14.5.10

Callas as Lucia II

1952 was a glorious year in Maria Callas’s career. She opened the La Scala season as Lady Macbeth (left), her second consecutive opening night, and also made her London début.

Throughout the year, she kept up a punishing pace and triumphed in some of the most challenging music written for the female voice, including Verdi (Vespri, Macbeth, Traviata, and Rigoletto), Mozart (Entführung), Rossini (Armida), and Bellini (Norma and Puritani).

In 1952, she also sang for the first time in her professional career a rôle that would become one of her greatest achievements: Donizetti’s Lucia.

Callas sang the Mad Scene in a RAI radio concert in February, then undertook her first staged Lucia in Mexico City in June.

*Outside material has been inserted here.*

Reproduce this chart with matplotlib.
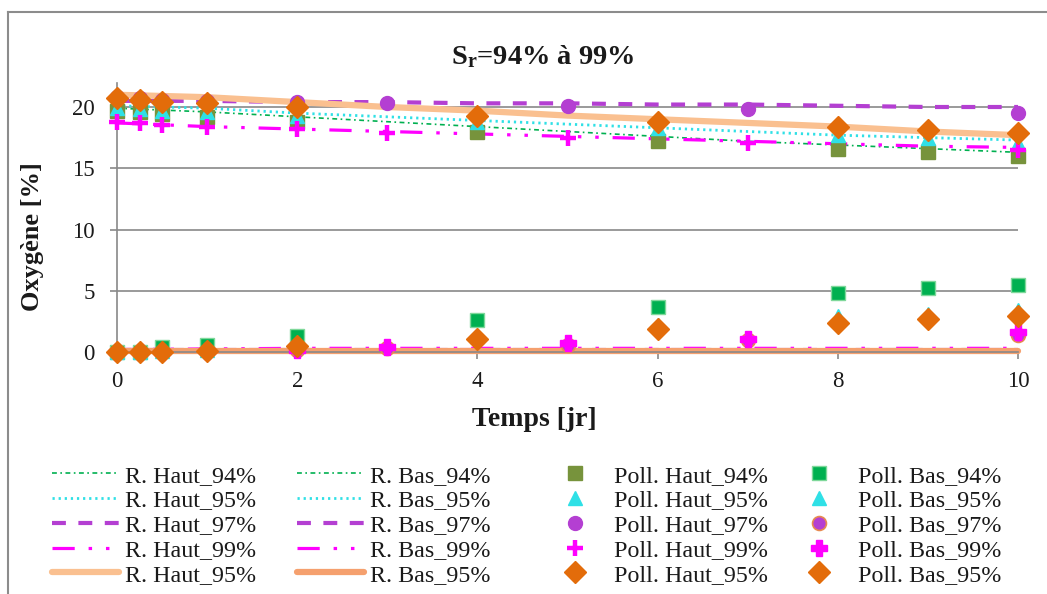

The following excerpt is taken from that Mexico City run. A few notes:
  • Lucia’s mad scene here is a virtual duet (with the siffleur).
  • After she withdrew from the stage, Callas remarked, possibly of this very performance: “Absolutely sure, beautiful top notes and all that, but it was not yet the rôle.”
  • She also told Walter Legge that in her younger days, she had sung “like a wildcat.”
I think that Callas’s self-assessment is accurate. While her vocalism in this performance is dazzling, there is an athletic, exhibitionistic quality to it, particularly in “Spargi d’amaro pianto.” To me, she sounds more the local favorite living up to her billing of soprano assoluto, and less the dangerous, deranged bride of Lammermoor.

That said, there is much to enjoy here, in this “germ” of the supreme Lucia that Callas would become.